Given problem: Give the count of lines in the data that include the string "matplotlib", with no added remarks.

Source material:
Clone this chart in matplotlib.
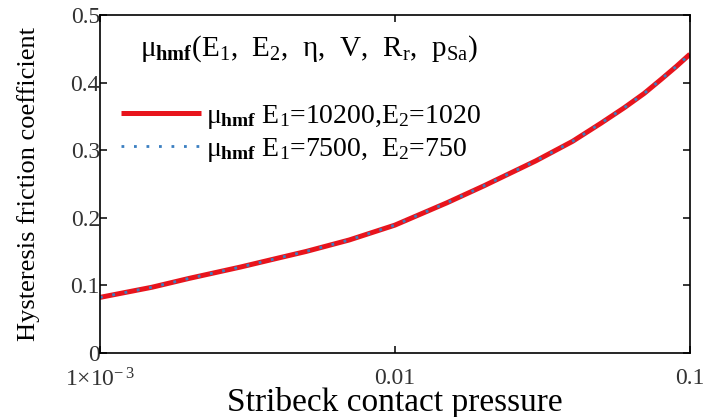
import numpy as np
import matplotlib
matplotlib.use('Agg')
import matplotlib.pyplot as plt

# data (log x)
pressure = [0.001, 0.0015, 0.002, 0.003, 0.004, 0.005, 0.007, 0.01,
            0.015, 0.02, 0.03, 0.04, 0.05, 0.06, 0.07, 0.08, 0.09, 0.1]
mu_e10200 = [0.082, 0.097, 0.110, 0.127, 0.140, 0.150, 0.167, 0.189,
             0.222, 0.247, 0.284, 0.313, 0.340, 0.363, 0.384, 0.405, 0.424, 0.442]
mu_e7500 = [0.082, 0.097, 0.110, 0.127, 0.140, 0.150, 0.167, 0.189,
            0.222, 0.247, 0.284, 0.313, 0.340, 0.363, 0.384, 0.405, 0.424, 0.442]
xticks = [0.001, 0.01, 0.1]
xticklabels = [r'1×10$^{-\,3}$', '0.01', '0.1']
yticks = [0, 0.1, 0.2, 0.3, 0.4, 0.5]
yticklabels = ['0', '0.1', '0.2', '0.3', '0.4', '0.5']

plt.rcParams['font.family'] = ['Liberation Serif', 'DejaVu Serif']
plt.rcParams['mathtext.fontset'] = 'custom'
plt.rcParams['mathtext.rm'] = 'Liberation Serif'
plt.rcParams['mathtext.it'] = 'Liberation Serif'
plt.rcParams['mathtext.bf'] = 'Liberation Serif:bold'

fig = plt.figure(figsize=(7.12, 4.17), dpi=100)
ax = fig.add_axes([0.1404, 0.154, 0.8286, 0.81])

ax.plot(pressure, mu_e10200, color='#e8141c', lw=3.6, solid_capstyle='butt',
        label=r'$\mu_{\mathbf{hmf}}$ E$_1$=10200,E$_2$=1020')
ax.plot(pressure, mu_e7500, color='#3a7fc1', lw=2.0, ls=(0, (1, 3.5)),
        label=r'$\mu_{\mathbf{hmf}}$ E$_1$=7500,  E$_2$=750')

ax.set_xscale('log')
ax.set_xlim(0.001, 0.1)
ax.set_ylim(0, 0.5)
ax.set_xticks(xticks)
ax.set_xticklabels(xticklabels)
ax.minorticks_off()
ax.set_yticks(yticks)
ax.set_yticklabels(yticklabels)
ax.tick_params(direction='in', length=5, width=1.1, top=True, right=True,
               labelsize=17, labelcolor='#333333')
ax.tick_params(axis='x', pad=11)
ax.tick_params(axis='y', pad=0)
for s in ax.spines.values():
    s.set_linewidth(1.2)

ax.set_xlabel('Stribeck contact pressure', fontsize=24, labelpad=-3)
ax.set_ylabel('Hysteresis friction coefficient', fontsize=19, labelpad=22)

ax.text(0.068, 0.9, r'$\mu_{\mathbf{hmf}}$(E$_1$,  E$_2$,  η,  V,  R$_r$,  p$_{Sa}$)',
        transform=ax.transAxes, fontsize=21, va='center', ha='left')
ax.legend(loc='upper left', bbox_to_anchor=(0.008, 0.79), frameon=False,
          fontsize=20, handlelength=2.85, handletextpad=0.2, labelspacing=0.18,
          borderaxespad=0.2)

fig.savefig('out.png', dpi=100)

Finished task: 4